Michigan lawmakers gave final approval to historic anti-union legislation on Tuesday as thousands of workers and activists joined in rowdy protests at the state Capitol in Lansing.
The Republican-led House passed a bill by a vote of 58-51 that would make payment of union dues voluntary for public workers such as teachers even though unions advocate on their behalf. The House went on to pass a similar bill for private-sector workers by a 58-52 vote.
Democratic lawmakers attempted to have both votes reconsidered, but their efforts failed.
Meanwhile, about 10,000 protesters gathered outside government offices in the state Capitol, chanting “shame on you” and demanding that Michigan Gov. Rick Snyder show his face.
Snyder, a Republican, is expected to sign the legislation into law this week, making Michigan the 24th state to adopt so-called “right-to-work” laws and dealing a major blow to the labor movement in a state steeped in rich union history.
Republicans and right-to-work proponents argue that workers should not be required to pay union dues, but labor advocates point out that all workers benefit from collective bargaining on their behalf regardless of whether they pay dues. Unions and President Obama have referred to right to work as “the right to work for less money.”
“This is historic, and enormous at that,” said Wendy Thompson, the retired president of United Auto Workers (UAW) Local 235 in Detroit. “How much more do we have to take? This has been going on forever.”
Michigan is the birthplace of the historic UAW, but the union has lost membership and prominence as auto manufacturing has declined in Michigan and nearby states in recent decades.
Thompson called the Michigan legislature “anti-democratic” for pushing the anti-union bills through during a lame-duck session.
Protests and rallies have raged in the Capitol for days, and on December 6, police blasted demonstrators with pepper spray and arrested eight protesters after they attempted to rush the Michigan state Senate while lawmakers were pushing the anti-union legislation.
Similar clashes erupted on Tuesday, and the Michigan State Police reported on Twitter that pepper spray was used to “gain compliance” when a crowd grabbed a trooper and would not release its hold.

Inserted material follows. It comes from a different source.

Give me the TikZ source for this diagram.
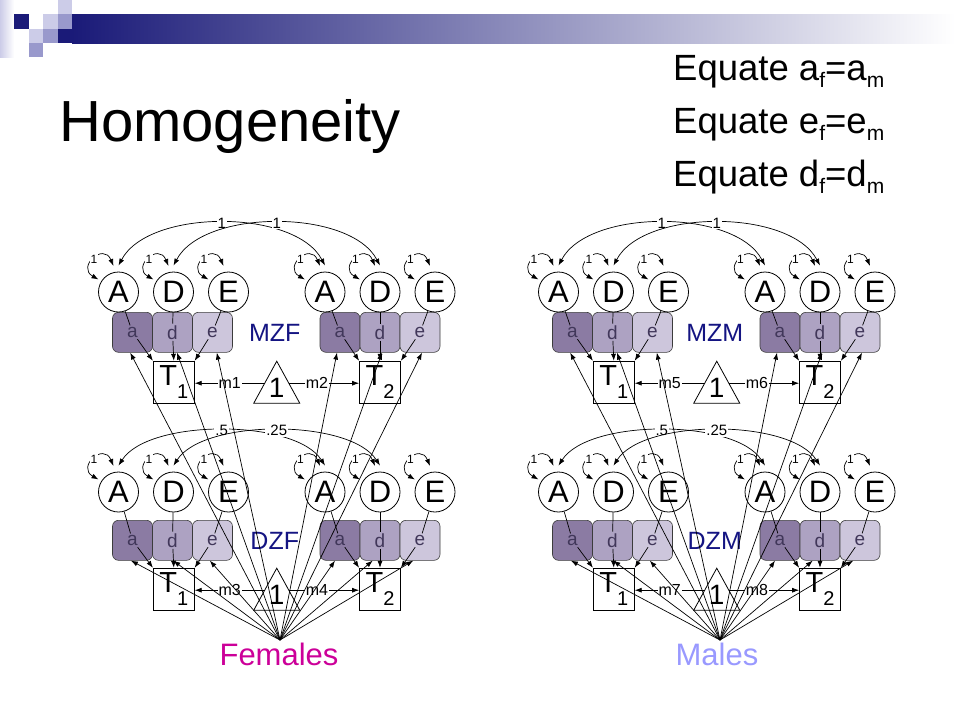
\documentclass[tikz,border=0pt]{standalone}
\usepackage{fontspec}
\setmainfont{Liberation Sans}
\usetikzlibrary{arrows.meta,calc}

\definecolor{navybar}{RGB}{26,26,120}
\definecolor{lav}{RGB}{204,204,232}
\definecolor{lavmid}{RGB}{153,153,204}
\definecolor{barmid}{RGB}{150,150,180}
\definecolor{boxa}{RGB}{139,123,163}
\definecolor{boxd}{RGB}{173,162,194}
\definecolor{boxe}{RGB}{205,198,220}
\definecolor{boxtxt}{RGB}{65,55,90}
\definecolor{grplab}{RGB}{20,20,130}
\definecolor{fem}{RGB}{204,0,153}
\definecolor{mal}{RGB}{153,153,255}
\definecolor{edgegrey}{RGB}{60,60,60}

\newcommand\fsz[1]{\fontsize{#1}{#1}\selectfont}
\newcommand\eqsub[1]{\raisebox{-7pt}{\fsz{21}#1}}

\begin{document}
\begin{tikzpicture}[x=1pt,y=-1pt,
  >={Latex[length=7pt,width=5pt]},
  latent/.style={circle,draw=black,line width=0.8pt,minimum size=40pt,inner sep=0pt,font=\fsz{31}},
  pathbox/.style={draw=edgegrey,line width=0.6pt,rounded corners=6pt,minimum width=40pt,minimum height=40pt,inner sep=0pt},
  pathlab/.style={inner sep=1.5pt,text=boxtxt,font=\fsz{19}},
  obsbox/.style={draw=black,line width=0.8pt,minimum width=41pt,minimum height=42pt,inner sep=0pt},
  conn/.style={line width=0.7pt},
  arr/.style={conn,->},
  darr/.style={conn,<->},
  varlab/.style={fill=white,inner sep=0.5pt,font=\fsz{12}},
  covlab/.style={fill=white,inner sep=1pt,font=\fsz{15}},
  mlab/.style={fill=white,inner sep=1pt,font=\fsz{16}},
  grouplab/.style={text=grplab,font=\fsz{25}},
]
\useasboundingbox (0,0) rectangle (960,720);
\fill[white] (0,0) rectangle (960,720);

% header decoration
\shade[left color=lav, right color=white] (0,0) rectangle (14,57);
\fill[navybar] (14,14) rectangle (29,29);
\fill[lav] (43,14) rectangle (58,29);
\fill[lav] (58,0) rectangle (72,14);
\fill[lavmid] (58,14) rectangle (72,29);
\fill[lav] (29,29) rectangle (43,43);
\fill[lavmid] (43,29) rectangle (58,43);
\fill[lavmid] (29,43) rectangle (43,57);
\fill[navybar] (58,29) rectangle (72,43);
\shade[left color=navybar, middle color=barmid, right color=white] (72,14) rectangle (955,43);

% titles
\node[anchor=base west, inner sep=0pt, font=\fsz{58}] (title) at (59,141.7) {Homogeneity};
\node[anchor=base west, inner sep=0pt, font=\fsz{36.5}] (eq1) at (673,80) {Equate a\eqsub{f}=a\eqsub{m}};
\node[anchor=base west, inner sep=0pt, font=\fsz{36.5}] (eq2) at (673,133) {Equate e\eqsub{f}=e\eqsub{m}};
\node[anchor=base west, inner sep=0pt, font=\fsz{36.5}] (eq3) at (673,186.5) {Equate d\eqsub{f}=d\eqsub{m}};

% twin panels
\foreach \xo/\cy/\by/\ty/\pfx/\grp/\xa/\xd/\ml/\mr/\hh in {
  0/292/332.3/382.2/fm/MZF/1/1/m1/m2/63,
  0/492/540.3/589.2/fd/DZF/.5/.25/m3/m4/53,
  440/292/332.3/382.2/mm/MZM/1/1/m5/m6/63,
  440/492/540.3/589.2/md/DZM/.5/.25/m7/m8/53}{
  \pgfmathsetmacro\xl{173.5+\xo}
  \pgfmathsetmacro\xr{380+\xo}
  \pgfmathsetmacro\xm{276.75+\xo}
  % path coefficient boxes
  \node[pathbox, fill=boxa] (\pfx ba1) at (\xl-41,\by) {};
  \node[pathbox, fill=boxd] (\pfx bd1) at (\xl-1,\by) {};
  \node[pathbox, fill=boxe] (\pfx be1) at (\xl+39,\by) {};
  \node[pathbox, fill=boxa] (\pfx ba2) at (\xr-40,\by) {};
  \node[pathbox, fill=boxd] (\pfx bd2) at (\xr,\by) {};
  \node[pathbox, fill=boxe] (\pfx be2) at (\xr+40,\by) {};
  \node[pathlab] (\pfx la1) at (\pfx ba1) {a};
  \node[pathlab] (\pfx ld1) at (\pfx bd1) {d};
  \node[pathlab] (\pfx le1) at (\pfx be1) {e};
  \node[pathlab] (\pfx la2) at (\pfx ba2) {a};
  \node[pathlab] (\pfx ld2) at (\pfx bd2) {d};
  \node[pathlab] (\pfx le2) at (\pfx be2) {e};
  \node[grouplab] (\pfx grp) at (\xm-2,\by+1) {\grp};
  % latent variables
  \node[latent] (\pfx A1) at (\xl-55,\cy) {A};
  \node[latent] (\pfx D1) at (\xl,\cy) {D};
  \node[latent] (\pfx E1) at (\xl+55,\cy) {E};
  \node[latent] (\pfx A2) at (\xr-55,\cy) {A};
  \node[latent] (\pfx D2) at (\xr,\cy) {D};
  \node[latent] (\pfx E2) at (\xr+55,\cy) {E};
  % observed
  \node[obsbox] (\pfx T1) at (\xl+0.3,\ty) {\fsz{29}T\raisebox{-13pt}{\fsz{20}1}};
  \node[obsbox] (\pfx T2) at (\xr,\ty) {\fsz{29}T\raisebox{-13pt}{\fsz{20}2}};
  % means triangle
  \draw[line width=0.8pt] (\xm,\ty-21) -- (\xm+23,\ty+21) -- (\xm-23,\ty+21) -- cycle;
  \node[font=\fsz{28}, inner sep=0pt] (\pfx one) at (\xm,\ty+6) {1};
  \coordinate (\pfx mL) at (\xm-12,\ty+1);
  \coordinate (\pfx mR) at (\xm+12,\ty+1);
  \draw[arr] (\pfx mL) -- node[mlab]{\ml} (\pfx T1.east |- \pfx mL);
  \draw[arr] (\pfx mR) -- node[mlab, pos=0.4]{\mr} (\pfx T2.west |- \pfx mR);
  % paths
  \draw[conn] (\pfx A1) -- (\pfx la1);  \draw[arr] (\pfx la1) -- (\pfx T1.north west);
  \draw[conn] (\pfx D1) -- (\pfx ld1);  \draw[arr] (\pfx ld1) -- (\pfx T1.north);
  \draw[conn] (\pfx E1) -- (\pfx le1);  \draw[arr] (\pfx le1) -- (\pfx T1.north east);
  \draw[conn] (\pfx A2) -- (\pfx la2);  \draw[arr] (\pfx la2) -- (\pfx T2.north west);
  \draw[conn] (\pfx D2) -- (\pfx ld2);  \draw[arr] (\pfx ld2) -- (\pfx T2.north);
  \draw[conn] (\pfx E2) -- (\pfx le2);  \draw[arr] (\pfx le2) -- (\pfx T2.north east);
  % variances
  \foreach \c in {A1,D1,E1,A2,D2,E2}{
    \draw[darr] ($(\pfx\c)+(-20,-12.5)$) .. controls ($(\pfx\c)+(-42,-25)$) and ($(\pfx\c)+(-15,-50)$) .. ($(\pfx\c)+(-5,-26)$) node[varlab,pos=0.5]{1};
  }
  % covariances between twins
  \draw[darr] ($(\pfx A1.north)+(0,-6)$) .. controls ($(\pfx A1.north)+(30,-\hh)$) and ($(\pfx A2.north)+(-30,-\hh)$) .. ($(\pfx A2.north)+(0,-6)$) node[covlab,pos=0.5]{\xa};
  \draw[darr] ($(\pfx D1.north)+(0,-6)$) .. controls ($(\pfx D1.north)+(30,-\hh)$) and ($(\pfx D2.north)+(-30,-\hh)$) .. ($(\pfx D2.north)+(0,-6)$) node[covlab,pos=0.5]{\xd};
}

% group sources
\coordinate (fpt) at (280,640);
\coordinate (mpt) at (720,640);
\node[text=fem, font=\fsz{31}, anchor=base, inner sep=0pt] (femlab) at (279,665.5) {Females};
\node[text=mal, font=\fsz{31}, anchor=base, inner sep=0pt] (mallab) at (717,665.5) {Males};

\foreach \pt/\g in {fpt/f, mpt/m}{
  \foreach \b/\dx in {ba1/-2.3, bd1/4.5, be1/4.3, ba2/-3, bd2/2, be2/2}
    \draw[arr] (\pt) -- ($(\g m\b.south)+(\dx,0)$);
  \foreach \b/\dx in {ba1/-1.6, bd1/0.8, be1/-2.7, ba2/-5, bd2/-7.3, be2/-6.7}
    \draw[arr] (\pt) -- ($(\g d\b.south)+(\dx,0)$);
}
\end{tikzpicture}
\end{document}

Police threatened to pepper spray a crowd attempting to rush a government building but did not use the spray after the crowd complied, according to the state police. Two individuals who entered the building were arrested, but it remains unclear if they face charges.
Liz Rodriguez, a spokesperson for a graduate student employees union under the American Federation of Teachers, described the mood of the protests as “feisty.”
Rodriguez said that, considering Lansing is not Madison, Wisconsin, where labor protests shut down the Capitol for weeks last year, Tuesday’s protests were “pretty amazing.”
“There is a huge sense of solidarity,” Rodriguez said. “We’re not optimistic about the bills, but we’re optimistic about fighting in the future.”
Thompson is also looking toward the future.
“There has to be a discussion occurring about where we are going from here,” Thompson said. “Unions have to become stronger on the shop floor, in the workplace.”